Preventing eclampsia : an interview with Tom Brewer, MD

Townsend Letter for Doctors and Patients, Nov, 2004 by CJ Puotinen

Q: Are pregnancy problems increasing in the United States?

Dr. Brewer: They are. Pregnant women in our country have become less healthy than pregnant women in other countries. Increasing numbers of premature or "low birth weight" babies are being born. The US is starting to resemble Third World countries that have extreme poverty and famine. That is because our doctors don't know anything about nutrition.

Instead of focusing on food, they focus on drugs. They keep looking for a remedy that will cure toxemia. They prescribe diuretics for edema, hypertensives for high blood pressure, and drugs that suppress the appetite for weight loss. Those do nothing to prevent or reverse Metabolic Toxemia of Late Pregnancy, they just make it worse.

People have been recommending supplements, too, like calcium, fish oil, and an aspirin a day, all of which are supposed to prevent toxemia. But research published in the medical journals show that these aren't effective, either. (76-79,81) Calcium, aspirin, essential fatty acids, and other supplements can't take the place of good food.

Meanwhile, doctors are doing what they've been taught, and it isn't working.

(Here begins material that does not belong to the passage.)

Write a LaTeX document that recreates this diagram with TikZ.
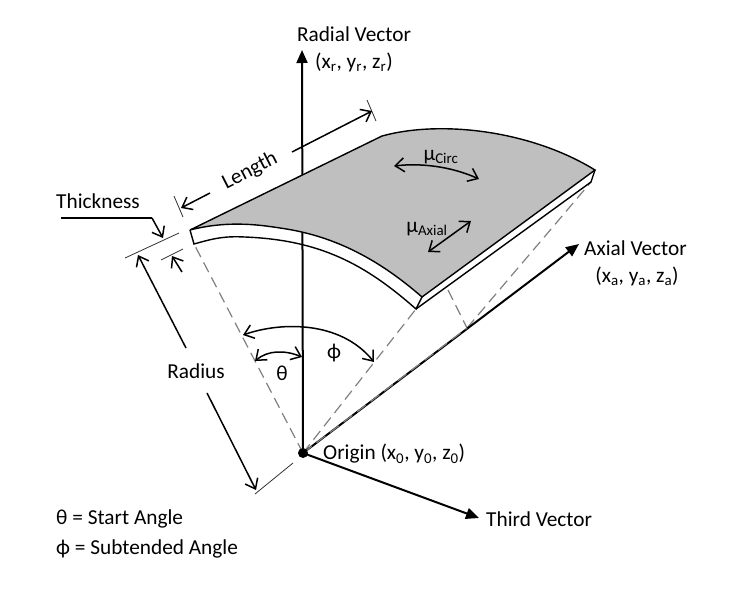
\documentclass[tikz,border=0pt]{standalone}
\usepackage{fontspec}
\setmainfont{Carlito}
\usetikzlibrary{arrows.meta}
\tikzset{
  label/.style={inner sep=0pt,font=\fontsize{21.3}{25}\selectfont},
  openarrow/.style={line width=1.5pt,{Straight Barb[length=9pt,width=14pt]}-{Straight Barb[length=9pt,width=14pt]}},
  onearrow/.style={line width=1.5pt,-{Straight Barb[length=9pt,width=14pt]}},
  axis/.style={line width=2pt,-{Triangle[length=13pt,width=11pt]}},
  hidden/.style={gray,line width=1.2pt,dash pattern=on 11pt off 6pt},
  tick/.style={line width=0.8pt,black!80},
  edge/.style={line width=1.4pt}
}
\begin{document}
\begin{tikzpicture}[x=1pt,y=-1pt]
  \useasboundingbox (0,0) rectangle (738,595);
  % plate corners
  \coordinate (a) at (190,230);
  \coordinate (b) at (382,136);
  \coordinate (c) at (595,170);
  \coordinate (d) at (422,297);
  \coordinate (e) at (416,309);
  \coordinate (f) at (194,244);
  \coordinate (g) at (591,182);
  % axes
  \coordinate (origin) at (303,453);
  \coordinate (radialtip) at (302,50);
  \coordinate (axialtip) at (579,244);
  \coordinate (thirdtip) at (479,518);
  \coordinate (axialfoot) at (467,328);
  \coordinate (axialedge) at (448,290);

  \draw[hidden] (origin) -- (f);
  \draw[hidden] (origin) -- (e);
  \draw[hidden] (axialfoot) -- (g);
  \draw[hidden] (axialedge) -- (axialfoot);

  \draw[axis] (origin) -- (radialtip);
  \draw[axis] (origin) -- (axialtip);
  \draw[axis] (origin) -- (thirdtip);
  \draw[hidden] (origin) -- (axialfoot);
  \fill (origin) circle (5);

  \draw[edge,fill=black!25] (a) -- (b) .. controls (440,120) and (530,130) .. (c)
    -- (d) .. controls (375,256) and (330,235) .. (280,228)
    .. controls (255,224) and (225,221) .. (a);
  \draw[edge] (a) -- (f) .. controls (215,238) and (225,236) .. (245,237)
    .. controls (320,240) and (365,264) .. (e) -- (d);
  \draw[edge] (e) -- (g) -- (c);

  % dimension lines
  \foreach \p/\q/\r/\s in {174/196/183/217,367/100/376/121,125/258/179/233,161/260/183/249,255/494/293/463}
    \draw[tick] (\p,\q) -- (\r,\s);
  \coordinate (lenstart) at (210,193);
  \coordinate (lenend) at (292,152);
  \coordinate (radstart) at (186,348);
  \coordinate (radend) at (207,393);
  \coordinate (thick) at (152,218);
  \draw[onearrow] (lenstart) -- (181,208);
  \draw[onearrow] (lenend) -- (372,111);
  \draw[onearrow] (radstart) -- (138,255);
  \draw[onearrow] (radend) -- (256,490);
  \draw[line width=1.2pt] (61,218) -- (thick);
  \draw[onearrow] (thick) -- (163,238);
  \draw[onearrow] (182,272) -- (172,256);

  % angles and directions
  \draw[openarrow] (243,335) .. controls (280,322) and (340,320) .. (374,362);
  \draw[openarrow] (255,361) .. controls (268,350) and (285,350) .. (302,357);
  \draw[openarrow] (394,166) .. controls (420,163) and (450,166) .. (479,179);
  \draw[openarrow] (428,252) -- (471,221);

  \node[label,anchor=center] (radial) at (354,34) {Radial Vector};
  \node[label,anchor=center] (radialxyz) at (354,62) {(x\textsubscript{r}, y\textsubscript{r}, z\textsubscript{r})};
  \node[label,anchor=center,rotate=27] (length) at (250,171) {Length};
  \node[label,anchor=west] (thickness) at (56,201) {Thickness};
  \node[label,anchor=center] (radius) at (196,371) {Radius};
  \node[label,anchor=center] (thetalabel) at (282,373) {θ};
  \node[label,anchor=center] (philabel) at (334,353) {ϕ};
  \node[label,anchor=center] (circ) at (441,157) {μ\textsubscript{Circ}};
  \node[label,anchor=center] (axial) at (427,229) {μ\textsubscript{Axial}};
  \node[label,anchor=west] (axialname) at (584,248) {Axial Vector};
  \node[label,anchor=center] (axialxyz) at (637,276) {(x\textsubscript{a}, y\textsubscript{a}, z\textsubscript{a})};
  \node[label,anchor=west] (originname) at (323,454) {Origin (x\textsubscript{0}, y\textsubscript{0}, z\textsubscript{0})};
  \node[label,anchor=west] (thirdname) at (486,519) {Third Vector};
  \node[label,anchor=west] (startangle) at (56,519) {θ = Start Angle};
  \node[label,anchor=west] (subangle) at (56,549) {ϕ = Subtended Angle};
\end{tikzpicture}
\end{document}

I think this is why so many obstetricians have been sued for malpractice. If they were delivering full-term healthy babies with no complications, no one would be suing them. But the premature birth rate just keeps increasing, and so do all the other problems that result from inadequate nutrition.

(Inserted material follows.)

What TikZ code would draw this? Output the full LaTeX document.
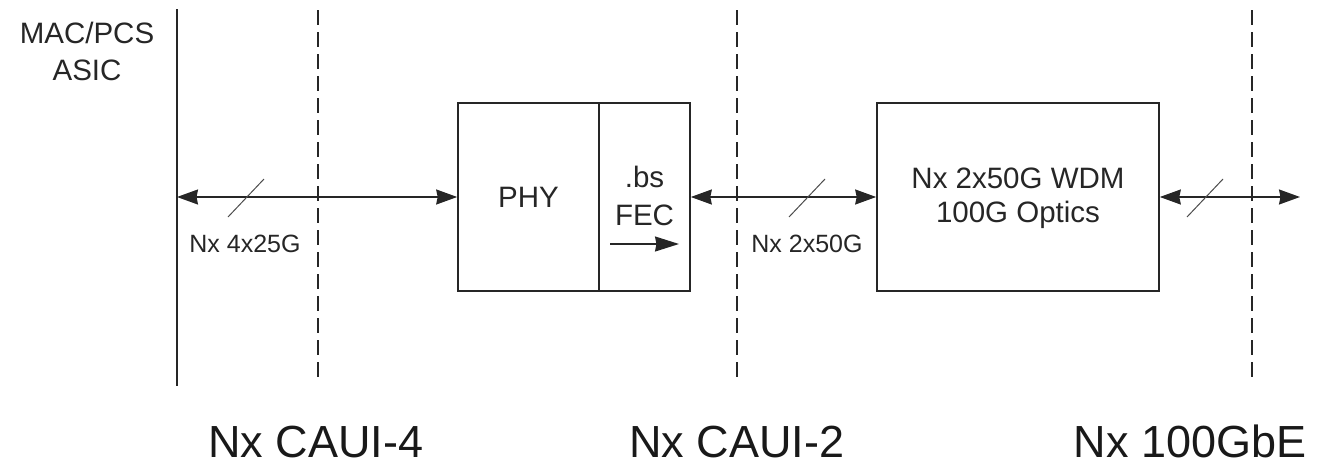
\documentclass[tikz,border=0pt]{standalone}
\usepackage{fontspec}
\setmainfont{Liberation Sans}
\usetikzlibrary{arrows.meta}
\begin{document}
\begin{tikzpicture}[x=1pt,y=-1pt,
  ink/.style={black!85},
  solidline/.style={ink, line width=1.6pt},
  dashline/.style={ink, line width=1.6pt, dash pattern=on 15pt off 7pt},
  blockbox/.style={draw=black!85, line width=1.6pt, inner sep=0pt, minimum height=188pt},
  link/.style={ink, line width=1.6pt, {Stealth[length=21pt,width=15pt,inset=1.5pt]}-{Stealth[length=21pt,width=15pt,inset=1.5pt]}},
  oneway/.style={ink, line width=1.6pt, -{Stealth[length=24pt,width=15pt,inset=1.5pt]}},
  slashline/.style={black!70, line width=1pt},
  smalltxt/.style={text=black!85, font=\fontsize{25}{29}\selectfont, inner sep=0pt, anchor=base},
  midtxt/.style={text=black!85, font=\fontsize{29.5}{36}\selectfont, inner sep=0pt, anchor=base},
  bigtxt/.style={text=black!90, font=\fontsize{45}{54}\selectfont, inner sep=0pt, anchor=base, text depth=0pt}
]
\useasboundingbox (0,0) rectangle (1326,461);

% vertical boundary lines
\coordinate (s1) at (177,9);   \coordinate (s2) at (177,386);
\coordinate (d1a) at (318,10); \coordinate (d1b) at (318,378);
\coordinate (d2a) at (737,10); \coordinate (d2b) at (737,378);
\coordinate (d3a) at (1252,10); \coordinate (d3b) at (1252,378);
\draw[solidline] (s1) -- (s2);
\draw[dashline] (d1a) -- (d1b);
\draw[dashline] (d2a) -- (d2b);
\draw[dashline] (d3a) -- (d3b);

% blocks
\node[blockbox, minimum width=141pt] (phy) at (528.5,197) {};
\node[blockbox, minimum width=91pt] (fec) at (644.5,197) {};
\node[blockbox, minimum width=282pt] (optics) at (1018,197) {};

% block texts
\node[midtxt] (phyt) at (528.5,207) {PHY};
\node[midtxt] (bst) at (644.5,187) {.bs};
\node[midtxt] (fect) at (644.5,225) {FEC};
\node[midtxt] (opt1) at (1018,188) {Nx 2x50G WDM};
\node[midtxt] (opt2) at (1018,222) {100G Optics};
\node[midtxt] (asic1) at (87,43) {MAC/PCS};
\node[midtxt] (asic2) at (87,80) {ASIC};

% FEC direction arrow
\coordinate (fa1) at (610,244);
\coordinate (fa2) at (679,244);
\draw[oneway] (fa1) -- (fa2);

% links
\coordinate (asicport) at (177,197);
\coordinate (lineport) at (1300,197);
\draw[link] (asicport) -- (phy.west);
\draw[link] (fec.east) -- (optics.west);
\draw[link] (optics.east) -- (lineport);

% bus slashes
\coordinate (sl1a) at (228,217); \coordinate (sl1b) at (264,179);
\coordinate (sl2a) at (789,217); \coordinate (sl2b) at (825,179);
\coordinate (sl3a) at (1187,217); \coordinate (sl3b) at (1223,179);
\draw[slashline] (sl1a) -- (sl1b);
\draw[slashline] (sl2a) -- (sl2b);
\draw[slashline] (sl3a) -- (sl3b);

% link labels
\node[smalltxt] (lab1) at (245,252) {Nx 4x25G};
\node[smalltxt] (lab2) at (807,252) {Nx 2x50G};

% interface labels
\node[bigtxt] (if1) at (316,457) {Nx CAUI-4};
\node[bigtxt] (if2) at (737,457) {Nx CAUI-2};
\node[bigtxt] (if3) at (1190,457) {Nx 100GbE};
\end{tikzpicture}
\end{document}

Improving the diet is the most effective and least expensive way to prevent toxemia and insure the delivery of full-term, healthy babies. The dietary guidelines I developed in the early years of my medical practice are still working well. When I went to Richmond, California, and ran the prenatal clinics of Contra Costa County from 1963 to 1976, over 25,000 women followed these guidelines with success. (51)

These clinics had never offered any kind of nutritional counseling. The women would be weighted, they'd have their blood pressure checked, and they'd have a urine test, but no one ever asked them what they ate. I always asked. That's the thing I did that was different. The reason I could do that was because I was the only OB doctor at the time. My methods were unconventional, but I was the person in charge, so we did it my way.

I was taught in medical school that if a pregnant woman gains over two pounds a week, she's about to die. That's how intense the fear of weight gain was. But I never told a single woman that she was gaining too much weight. The only reason I discussed weight with them at all was to be sure they were gaining enough, that they weren't too thin. Winslow Tompkins (8,18) studied this in the 1940s and '50s both in West Virginia and Philadelphia, and he discovered that the patient who does not gain weight is at high risk for toxemia. His work had a profound effect on me as I studied this problem. He worked for the government as head of the MIC (Maternal Infant Care) program, which was a forerunner of the WIC (Women, Infants and Children) program. The MIC program didn't work because so many doctors who worked in it ignored Tompkins' good advice and did what they were taught in medical school instead, so they got poor results. He had the right ideas, he articulated them and got the programs set up, but the program's doctors, who were scattered around the country, followed the advice of pharmaceutical companies and ignored nutrition. They prescribed diuretics and other drugs, and their patients suffered.